While brutal drug-cartel-related murders are a daily occurrence in several Mexican cities, and while it’s not fair to say crime doesn’t cross frontiers, there’s little evidence that the crime routinely makes its way across the border into Arizona

Crime in Arizona is at its lowest level in recent years. FBI statistics show a drop in crime from 2008 to 2009 in nearly every county in Arizona. The greater Phoenix area — which has been labeled “the kidnapping capital of the U.S.” — had the most drastic decrease, registering 20 percent fewer incidents of violent crime over that period. These decreases are accentuated by the fact that Arizona’s population grew by 600,000 between 2005 and 2008.

Fixation on “securing the border” comes as illegal immigration has been on the decline for the past few years. According to a Pew Center report, illegal immigration peaked in 2007. The 8 percent decrease since then is “the first significant reversal in the growth of this population over the past two decades.”

In light of the report’s findings, furor surrounding “anchor babies” seems ill-timed. Yet, amid a crippling recession and in an election year, immigration remains a hot-button issue. Measures similar to SB1070 are gaining popularity in other states.

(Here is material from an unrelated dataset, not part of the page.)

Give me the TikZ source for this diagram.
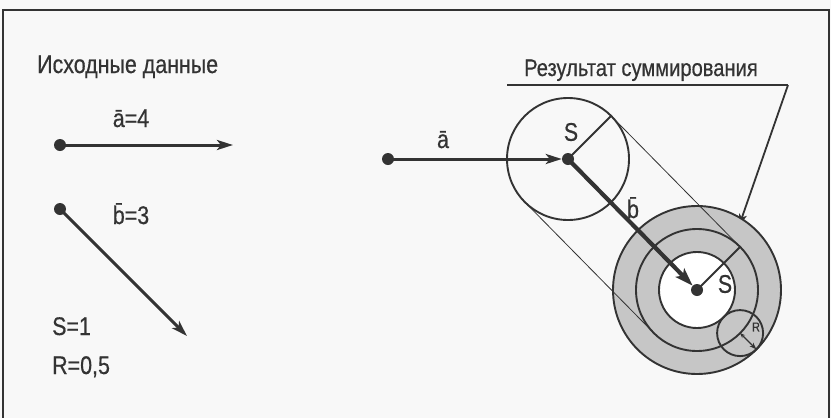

After Utah state Rep. Stephen Sandstrom, a Republican, toured the border region with Arizona State Senator Russell Pearce, the author of SB 1070, Sandstrom vowed to initiate similar legislation in his state. For the five states that introduced anti-immigration bills this year — South Carolina, Minnesota, Pennsylvania, Michigan and Rhode Island — proximity to the border doesn’t seem to be a factor. At one point during the summer, an additional 20 states were considering Arizona-style laws.